ASU faculty member Bruno Sarda named head of high-profile sustainability outfit

An Arizona State University faculty member in the School of Sustainability now is the leader of the top climate research providers in the world.

Bruno Sarda, an established leader in sustainability, was recently named president of CDP North America, an international nonprofit that drives companies and governments to reduce their greenhouse gas emissions, safeguard water resources and protect forests.

Sarda has been named one of the "most influential sustainability voices in America" by the Guardian and also was chosen by Environmental Leader as one of the top 50 sustainability leaders in the U.S. for 2017.

Working with institutional investors with assets of $96 trillion, CDP leverages investor and buyer power to motivate companies to disclose and manage their environmental impacts. More than 7,000 companies with more than 50% of global market capitalization disclosed environmental data through CDP in 2018.

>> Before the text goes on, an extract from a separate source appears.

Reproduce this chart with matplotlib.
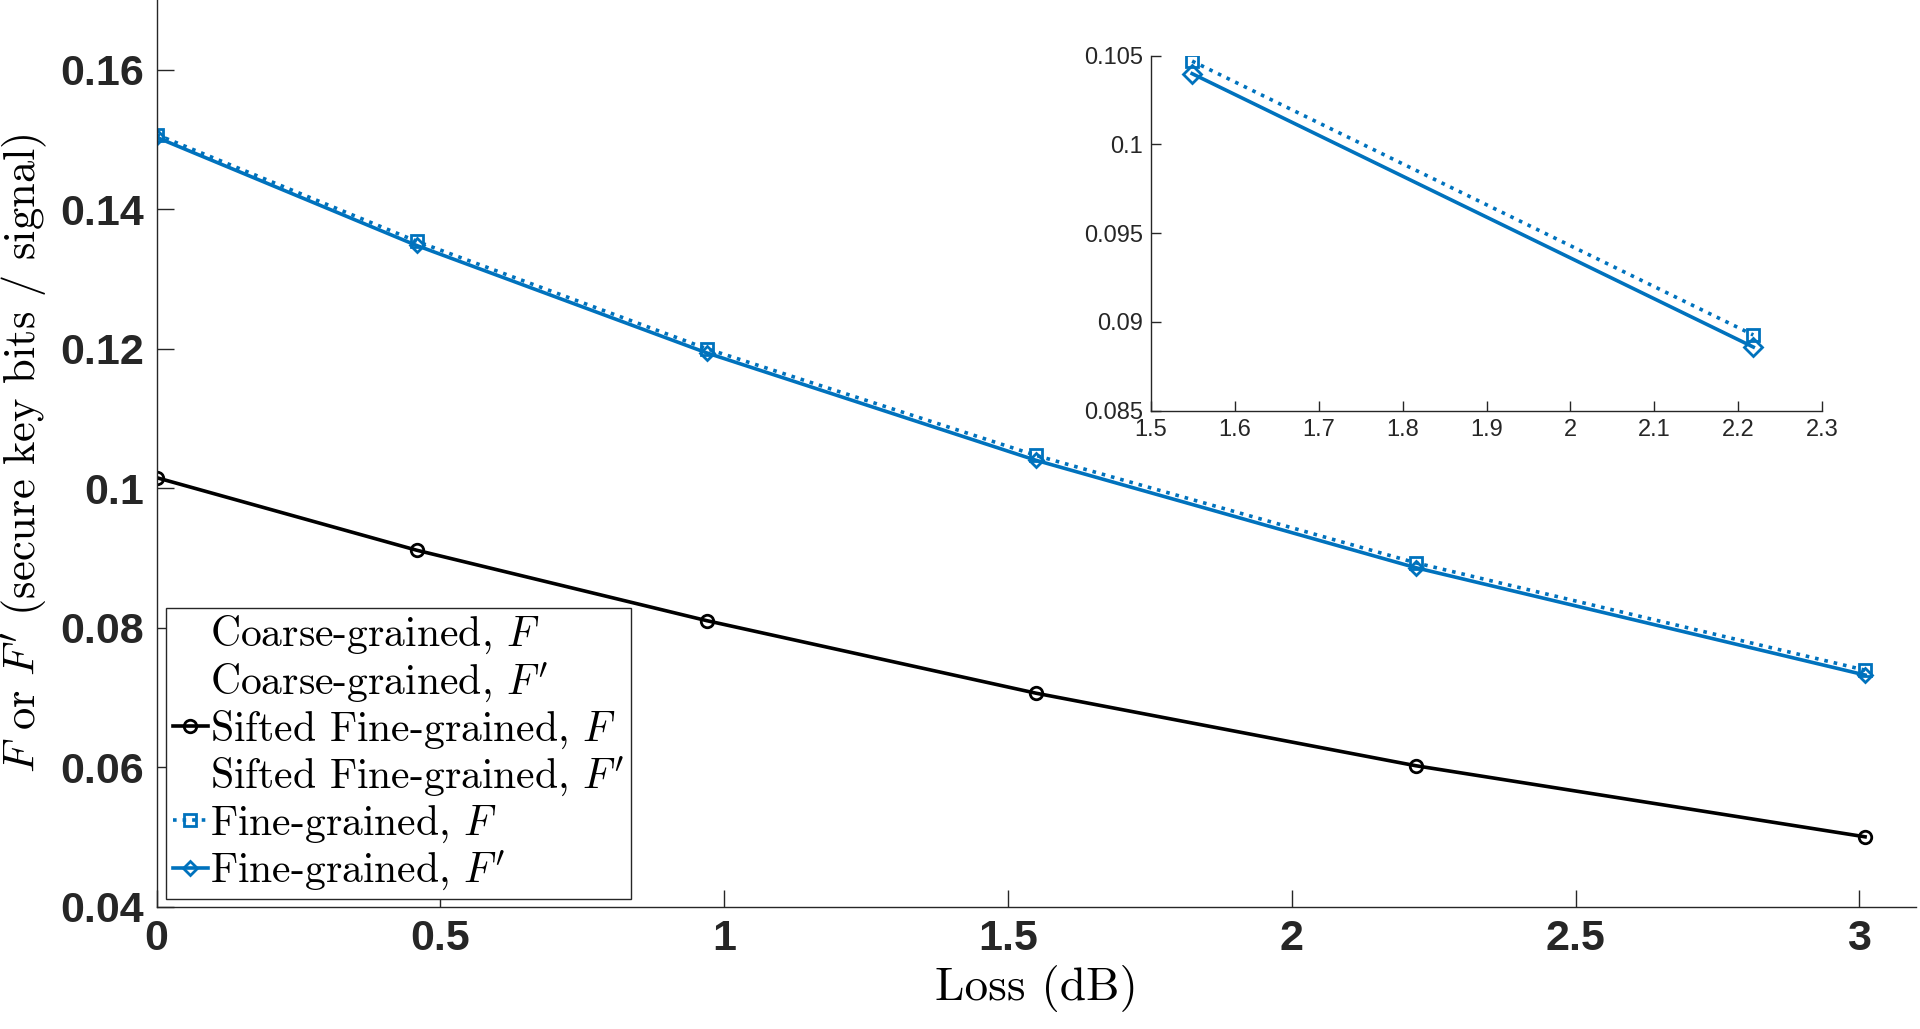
import matplotlib
matplotlib.use('Agg')
import matplotlib.pyplot as plt
from matplotlib.lines import Line2D

plt.rcParams['mathtext.fontset'] = 'cm'
plt.rcParams['axes.formatter.use_mathtext'] = True

# ---- data ----
loss_db = [0.0, 0.458, 0.969, 1.549, 2.218, 3.010]
coarse_F = [0.1015, 0.0911, 0.0810, 0.0706, 0.0602, 0.0500]
fine_F = [0.1507, 0.1354, 0.1200, 0.1047, 0.0893, 0.0739]
fine_Fp = [0.1503, 0.1348, 0.1194, 0.1040, 0.0886, 0.0732]

inset_x = [1.549, 2.218]
inset_F = [0.10469, 0.08926]
inset_Fp = [0.10398, 0.08858]

labels = ['Coarse-grained, $F$',
          "Coarse-grained, $F'$",
          'Sifted Fine-grained, $F$',
          "Sifted Fine-grained, $F'$",
          'Fine-grained, $F$',
          "Fine-grained, $F'$"]

blue = '#0072BD'
tickfont = ['Liberation Sans', 'DejaVu Sans']
serif = ['cmr10', 'DejaVu Serif']

fig = plt.figure(figsize=(19.2, 10.29), dpi=100)
ax = fig.add_axes([0.0816, 0.119, 0.9164, 0.881])

ax.plot(loss_db, coarse_F, color='black', lw=2.6, marker='o', ms=9,
        mfc='none', mew=2)
ax.plot(loss_db, fine_F, color=blue, lw=2.6, ls=':', marker='s', ms=8,
        mfc='none', mew=2)
ax.plot(loss_db, fine_Fp, color=blue, lw=2.6, ls='-', marker='D', ms=7,
        mfc='none', mew=2)

ax.set_xlim(0, 3.1)
ax.set_ylim(0.04, 0.17)
ax.set_xticks([0, 0.5, 1, 1.5, 2, 2.5, 3])
ax.set_xticklabels(['0', '0.5', '1', '1.5', '2', '2.5', '3'])
ax.set_yticks([0.04, 0.06, 0.08, 0.1, 0.12, 0.14, 0.16])
ax.set_yticklabels(['0.04', '0.06', '0.08', '0.1', '0.12', '0.14', '0.16'])
ax.tick_params(direction='in', length=12, width=1, labelsize=31, pad=9,
               colors='#262626')
for lab in ax.get_xticklabels() + ax.get_yticklabels():
    lab.set_family(tickfont)
    lab.set_fontweight('bold')
ax.spines['top'].set_visible(False)
ax.spines['right'].set_visible(False)
for s in ('left', 'bottom'):
    ax.spines[s].set_color('#262626')
    ax.spines[s].set_linewidth(1)

ax.set_xlabel('Loss (dB)', fontsize=34, family=serif, labelpad=4)
ax.set_ylabel("$F$ or $F'$ (secure key bits / signal)", fontsize=32,
              family=serif, labelpad=8)

# legend: only some rows carry a visible handle
empty = Line2D([], [], color='none')
h_black = Line2D([], [], color='black', lw=2.6, marker='o', ms=9,
                 mfc='none', mew=2)
h_sq = Line2D([], [], color=blue, lw=2.6, ls=':', marker='s', ms=8,
              mfc='none', mew=2)
h_di = Line2D([], [], color=blue, lw=2.6, marker='D', ms=7,
              mfc='none', mew=2)
leg = ax.legend([empty, empty, h_black, empty, h_sq, h_di], labels,
                loc='lower left', bbox_to_anchor=(0.0867, 0.126),
                bbox_transform=fig.transFigure,
                prop={'family': serif, 'size': 30},
                frameon=True, fancybox=False, framealpha=1,
                edgecolor='#262626', handlelength=0.85, handletextpad=0.05,
                borderpad=0.15, labelspacing=0.1, borderaxespad=0)
leg.get_frame().set_linewidth(1)

# inset
ins = fig.add_axes([0.5995, 0.601, 0.3495, 0.345])
ins.plot(inset_x, inset_F, color=blue, lw=2.6, ls=':', marker='s', ms=9,
         mfc='none', mew=2)
ins.plot(inset_x, inset_Fp, color=blue, lw=2.6, ls='-', marker='D', ms=9,
         mfc='none', mew=2)
ins.set_xlim(1.5, 2.3)
ins.set_ylim(0.085, 0.105)
ins.set_xticks([1.5, 1.6, 1.7, 1.8, 1.9, 2.0, 2.1, 2.2, 2.3])
ins.set_xticklabels(['1.5', '1.6', '1.7', '1.8', '1.9', '2', '2.1', '2.2', '2.3'])
ins.set_yticks([0.085, 0.09, 0.095, 0.1, 0.105])
ins.set_yticklabels(['0.085', '0.09', '0.095', '0.1', '0.105'])
ins.tick_params(direction='in', length=7, width=1, labelsize=17, pad=6,
                colors='#262626')
for lab in ins.get_xticklabels() + ins.get_yticklabels():
    lab.set_family(['Liberation Sans Narrow', 'Liberation Sans', 'DejaVu Sans'])
ins.spines['top'].set_visible(False)
ins.spines['right'].set_visible(False)
for s in ('left', 'bottom'):
    ins.spines[s].set_color('#262626')
    ins.spines[s].set_linewidth(1)

fig.savefig('out.png', dpi=100)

“For the last 20 years or so we’ve been at the forefront of really inventing and scaling disclosure to make issues visible that will allow the shifting of capital to more sustainable solutions and outcomes,” Sarda told ASU Now. “Any of these topics we talk about, we can’t really talk about them intelligently if we don’t have enough visibility into not just the problem, but all of these underlying aspects of the problem, like where’s the material going? Where’s it coming from? Who uses it?”

Sarda discussed how he defines sustainability, the biggest issues facing the field, and the bad news proliferating about plastic recycling.

Question: Please define sustainability.

Answer: Acting today in ways that don’t limit our ability to act in the future. … It’s meeting the needs of present generations without restricting the opportunity for future generations to meet their own needs. At a broad level that’s how I think about it.

Q: What are two or three of the biggest issues facing sustainability now?

A: Our focus, now that I’m at CDP,  (is) we picked three particular areas of the intersection of environment and economy that we believe are truly pivotal: climate change in general as well as water security and deforestation. Clearly there is much more that fits under the umbrella of sustainability, sometimes also referred to as the letters E, S, and G: environmental, social and governance. There’s plenty that fits under each of those letters.

Q: Recycling seems to be hitting a bottleneck. You read stories in the New York Times and elsewhere that it’s getting turned away from China, cities are starting to dump it in landfills. Any idea how that can be turned around?

A: One of the things I focused on a lot in my career both as a corporate sustainability professional and certainly in my teaching at ASU, and even now heading up CDP for North America, is really trying to focus on what are the things that it makes sense to do economically? We as a species and as human decision agents tend to do better that way. We make the point that acting to address climate change or water security or deforestation actually makes a lot of economic sense. It’s a much better decision to do that than to not do that. Recycling is kind of the same.

When I was working at Dell years ago and we were dealing with e-waste issues, the point was not about can you make something that is recyclable, but what’s important is whether that thing will actually get recycled. You have to look at the whole system. In our case, we were working with recyclers to figure out if we make something that’s recyclable, but it’s going to take an hour’s worth of somebody’s time to disassemble the product and (if) the value of the commodities that they can pull out of that old laptop are not worth what it took to pay that person’s hour of time to do the work, then the economics don’t make sense.

I think that’s what we’re seeing in recycling today — some commodities like metals make a lot of sense, so those recycling flows work well. Plastic, there is frankly still a lot of work to be done. By the time you’ve collected it, sorted it, shredded it and repurposed it into something else, it’s still mostly cheaper … to just go to some virgin material like petroleum. … You have to make the problem visible and feed it with actionable data and insights drawn from that data so ultimately what matters is the actions taken.